I have had conversations with a few FHEQ level 5 students this week about the POL 2031 Foreign Policy Analysis module – and the conversations are familiar from all the years of teaching on a variety of modules. It’s worth, therefore, thinking and working through what is being said.
The common theme seems to be that there is a bit of struggle to understand the material and how the parts fit together. The clue, of course, is in the name: this module is all about how to analyse foreign policy. As such it plays to all the problems that students traditionally experience: understanding theory, understanding how theory relates to practice; understanding how to apply theory to practice; understanding how to build an analytical framework. But beyond that, those conversations have revealed something else, the pressure students feel to understand everything immediately. This is one of the things I dislike about semester rather than year-long modules. 11 weeks in the classroom sends out the message that it’s possible to develop a deep understanding of a particular area of study in just that period of time. It’s vital, therefore, to remind students of the fact that they undertake a programme, not a module, of study and that they have learned much elsewhere that relates to another module as well.

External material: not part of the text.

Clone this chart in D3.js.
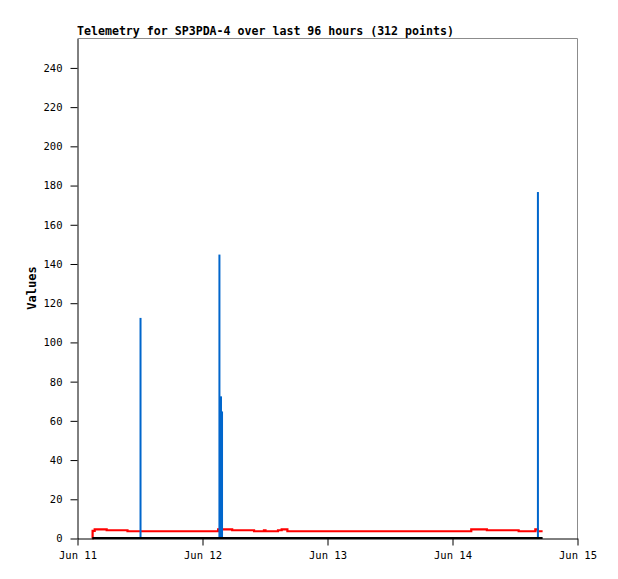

Beyond that, students have to be reassured that it’s normal to feel like full understanding is somewhere just out of reach; that’s often part of the learning process. A certain amount therefore has to be taken on trust for a little while. The biggest challenge is to remain motivated enough to continue reading and thinking. I still remember my time as a UG and spending most of the year in which I first learned about the EU and feeling as if I was in a fog. I could see the individual parts but not the whole and didn’t really feel as if I knew what we were working towards. Then, as so often happens in learning, I had my eureka moment when it all clicked, although admittedly, I had the luxury of a year to work through this.
Luckily for POL2031 students, you don’t have to wait too long for something to happen out there in the world that serves as a good learning tool. One such moment was the announcement on Wednesday of William Hague that the UK would do more to intervene in Syria. Students have a foreign policy briefing to write – no easy task, I acknowledge – and Hague’s announcement is a good case. An easy way in is a series of questions that begins with: how can we understand and account for this decision? What were the motivations? What are the objectives? Whose interests are being defended? What values underpin the decision? How will this be implemented (look at the details)? How consistent is this decision with previous UK FP decisions? What alternatives were (are likely to have) been considered? Why this decision now? There are many more but you can begin with those. And in asking so many questions, you start yourself on the road of answering them because you now know what you’re looking for in terms of evidence.

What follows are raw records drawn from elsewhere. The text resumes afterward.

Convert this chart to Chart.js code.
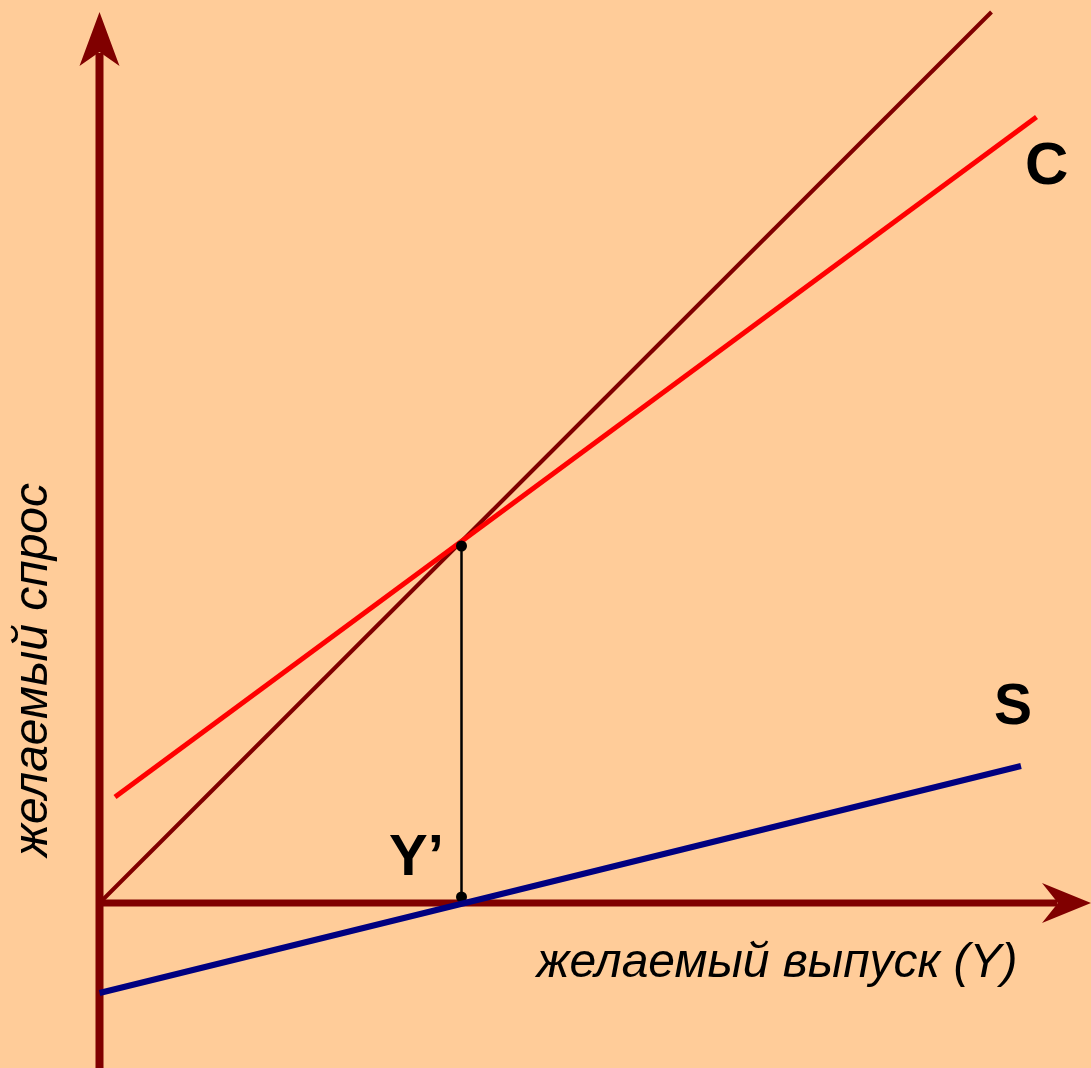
<!DOCTYPE html>
<html>
<head>
<meta charset="utf-8">
<script src="https://cdn.jsdelivr.net/npm/chart.js@4.4.1/dist/chart.umd.min.js"></script>
<style>
  html, body { margin: 0; padding: 0; background: #FFCC99; overflow: hidden; }
  #wrap { position: relative; width: 1091px; height: 1068px; }
</style>
</head>
<body>
<div id="wrap"><canvas id="chart" width="1091" height="1068"></canvas></div>
<script>
// units: roughly 1 unit = 100px, origin where the axes cross
const X_RANGE = [-0.995, 9.915];
const Y_RANGE = [-1.65, 9.03];

// lines (x, y pairs)
const AXIS_Y = [{ x: 0, y: -1.65 }, { x: 0, y: 8.5 }];
const AXIS_X = [{ x: 0, y: 0 }, { x: 9.58, y: 0 }];
const DIAG = [{ x: 0, y: 0 }, { x: 8.92, y: 8.91 }];
const C_LINE = [{ x: 0.155, y: 1.06 }, { x: 9.37, y: 7.86 }];
const S_LINE = [{ x: 0, y: -0.90 }, { x: 9.215, y: 1.37 }];
const EQ_DROP = [{ x: 3.62, y: 3.57 }, { x: 3.62, y: 0.06 }];

// arrow heads: tip, base half-width, notch
const ARROW_Y = { tip: 8.91, base: 8.37, notch: 8.51, half: 0.2 };
const ARROW_X = { tip: 9.915, base: 9.425, notch: 9.585, half: 0.2 };

const LABELS = {
  c: 'C',
  s: 'S',
  eq: 'Y\u2019',
  xTitle: 'желаемый выпуск (Y)',
  yTitle: 'желаемый спрос',
};

const MAROON = '#800000';
const FONT = '"Liberation Sans", Arial, sans-serif';

function line(data, color, width, order) {
  return {
    data,
    showLine: true,
    borderColor: color,
    borderWidth: width,
    pointRadius: 0,
    borderCapStyle: 'butt',
    fill: false,
    order,
  };
}

const arrowsAndText = {
  id: 'arrowsAndText',
  afterDatasetsDraw(chart) {
    const { ctx, scales: { x, y } } = chart;
    ctx.save();
    ctx.fillStyle = MAROON;
    // vertical axis arrow
    ctx.beginPath();
    ctx.moveTo(x.getPixelForValue(0), y.getPixelForValue(ARROW_Y.tip));
    ctx.lineTo(x.getPixelForValue(ARROW_Y.half), y.getPixelForValue(ARROW_Y.base));
    ctx.lineTo(x.getPixelForValue(0), y.getPixelForValue(ARROW_Y.notch));
    ctx.lineTo(x.getPixelForValue(-ARROW_Y.half), y.getPixelForValue(ARROW_Y.base));
    ctx.closePath();
    ctx.fill();
    // horizontal axis arrow
    ctx.beginPath();
    ctx.moveTo(x.getPixelForValue(ARROW_X.tip), y.getPixelForValue(0));
    ctx.lineTo(x.getPixelForValue(ARROW_X.base), y.getPixelForValue(ARROW_X.half));
    ctx.lineTo(x.getPixelForValue(ARROW_X.notch), y.getPixelForValue(0));
    ctx.lineTo(x.getPixelForValue(ARROW_X.base), y.getPixelForValue(-ARROW_X.half));
    ctx.closePath();
    ctx.fill();

    // labels
    ctx.fillStyle = '#000';
    ctx.textBaseline = 'alphabetic';
    ctx.textAlign = 'left';
    ctx.font = 'bold 60px ' + FONT;
    ctx.fillText(LABELS.c, 1025, 184);
    ctx.font = 'bold 57px ' + FONT;
    ctx.fillText(LABELS.s, 994, 724);
    ctx.font = 'bold 58px ' + FONT;
    ctx.fillText(LABELS.eq, 389, 875);

    ctx.font = 'italic 48px ' + FONT;
    ctx.textAlign = 'center';
    ctx.fillText(LABELS.xTitle, 777, 977);

    ctx.translate(47, 670);
    ctx.rotate(-Math.PI / 2);
    ctx.fillText(LABELS.yTitle, 0, 0);
    ctx.restore();
  },
};

new Chart(document.getElementById('chart'), {
  type: 'scatter',
  data: {
    datasets: [
      line(AXIS_Y, MAROON, 8, 10),
      line(AXIS_X, MAROON, 7, 9),
      line(DIAG, MAROON, 4, 8),
      line(C_LINE, '#FF0000', 5, 7),
      line(EQ_DROP, '#000000', 2.5, 6),
      {
        data: EQ_DROP,
        showLine: false,
        pointRadius: 5.5,
        pointBackgroundColor: '#000000',
        pointBorderWidth: 0,
        order: 5,
      },
      line(S_LINE, '#000080', 6, 4),
    ],
  },
  options: {
    responsive: false,
    animation: false,
    layout: { padding: 0, autoPadding: false },
    plugins: { legend: { display: false }, tooltip: { enabled: false } },
    scales: {
      x: { type: 'linear', display: false, min: X_RANGE[0], max: X_RANGE[1] },
      y: { type: 'linear', display: false, min: Y_RANGE[0], max: Y_RANGE[1] },
    },
  },
  plugins: [arrowsAndText],
});
</script>
</body>
</html>
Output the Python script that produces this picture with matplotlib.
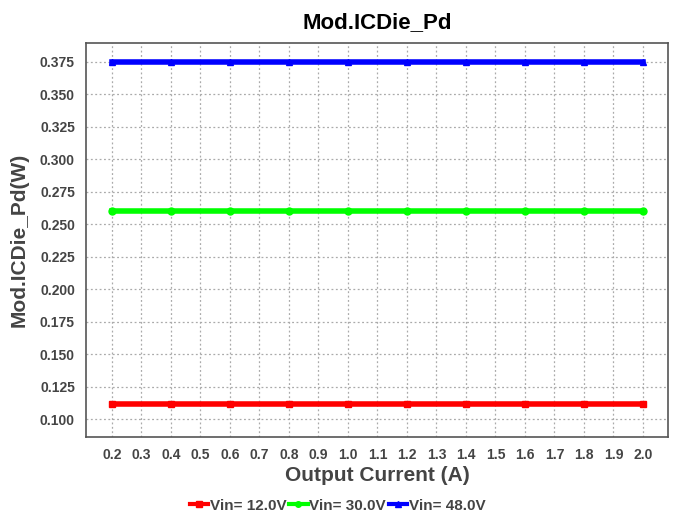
import numpy as np
import matplotlib.pyplot as plt

plt.rcParams['font.family'] = ['Liberation Sans', 'DejaVu Sans']
plt.rcParams['font.weight'] = 'bold'

current = [0.2, 0.4, 0.6, 0.8, 1.0, 1.2, 1.4, 1.6, 1.8, 2.0]
pd_12v = [0.1117] * 10
pd_30v = [0.2600] * 10
pd_48v = [0.3745] * 10

series = [
    ("Vin= 12.0V", pd_12v, "#ff0000", "s"),
    ("Vin= 30.0V", pd_30v, "#00ff00", "o"),
    ("Vin= 48.0V", pd_48v, "#0000ff", "^"),
]

fig = plt.figure(figsize=(6.75, 5.15), dpi=100)
ax = fig.add_axes([86 / 675, 78 / 515, 582 / 675, 394 / 515])

for label, vals, color, marker in series:
    ax.plot(current, vals, color=color, linewidth=4, marker=marker,
            markersize=5, label=label)

ax.set_xlim(0.112, 2.085)
ax.set_ylim(0.0862, 0.3893)
ax.set_xticks(np.round(np.arange(0.2, 2.01, 0.1), 1))
ax.set_xticklabels([f"{v:.1f}" for v in np.arange(0.2, 2.01, 0.1)])
ax.set_yticks(np.round(np.arange(0.1, 0.376, 0.025), 3))
ax.set_yticklabels([f"{v:.3f}" for v in np.arange(0.1, 0.376, 0.025)])

ax.grid(True, color="#aaaaaa", linestyle=(0, (1.5, 2)), linewidth=0.9)
ax.tick_params(axis="both", length=0, labelsize=10, colors="#444444", pad=8)
for sp in ax.spines.values():
    sp.set_color("#555555")
    sp.set_linewidth(1.2)

ax.set_title("Mod.ICDie_Pd", fontsize=16, fontweight="bold", color="black", pad=11)
ax.set_xlabel("Output Current (A)", fontsize=15, fontweight="bold",
              color="#444444", labelpad=3)
ax.set_ylabel("Mod.ICDie_Pd(W)", fontsize=15, fontweight="bold",
              color="#444444", labelpad=8)

leg = fig.legend(loc="lower center", bbox_to_anchor=(0.5, -0.022), ncol=3,
                 frameon=False, fontsize=11, handlelength=1.2, handletextpad=0.1,
                 columnspacing=0.2, markerscale=0.8)
for t in leg.get_texts():
    t.set_color("#444444")
for h in leg.legend_handles:
    h.set_linewidth(3)

fig.savefig("out.png", dpi=100)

For briefing purposes, all of this is vital. Students have to ‘imagine’ themselves into a place where they were one of those briefing Hague on the need (or not) to intervene more in Syria and the likely consequences of any action (or inaction). Summary is important and one of the things students often struggle with. Media reports can be useful here – for content and insight into how to tell a story concisely, though stylistically they are not necessarily the thing to emulate. Looking at the newspapers on Thursday morning though, most of them began with the tale to date and painted a picture of rising and increasingly unacceptable casualties. This tells us something about part of the context in which the decision was made and in which it will be implemented. It also establishes significance, something POL2031 students will also have to do.
None of this is unconnected to what we have looked at in more abstract terms. All of the questions above relate to what we have been talking about in the 5 weeks of classes to date. Let’s take one of the more difficult aspects: consistency with previous decisions. This question reflects issues of identity, of change or continuity and links to the other questions about interests and values. It also relates to questions of context – if Hague’s decision is inconsistent, for instance, you need to account for that. How? Begin with context: has something changed in either the internal or external context (or both) that can explain that? I’ll give a clue, it’s an unsurprising decision and there is a good deal of consistency with past decisions and actions.
Finally, students have to remember that while they are being asked to apply theoretical ideas to a real life situation, they are doing so from a learning point of view – future inter-state relations do not rest on the recommendations of their briefing! This is the true luxury of higher education: an opportunity to ‘play’ with ideas, to engage intellectually without the pressures that real-life practitioners face. And in an educational context, how you get there is far more important than where you get. I am looking forward to seeing what our students come up with in their briefing.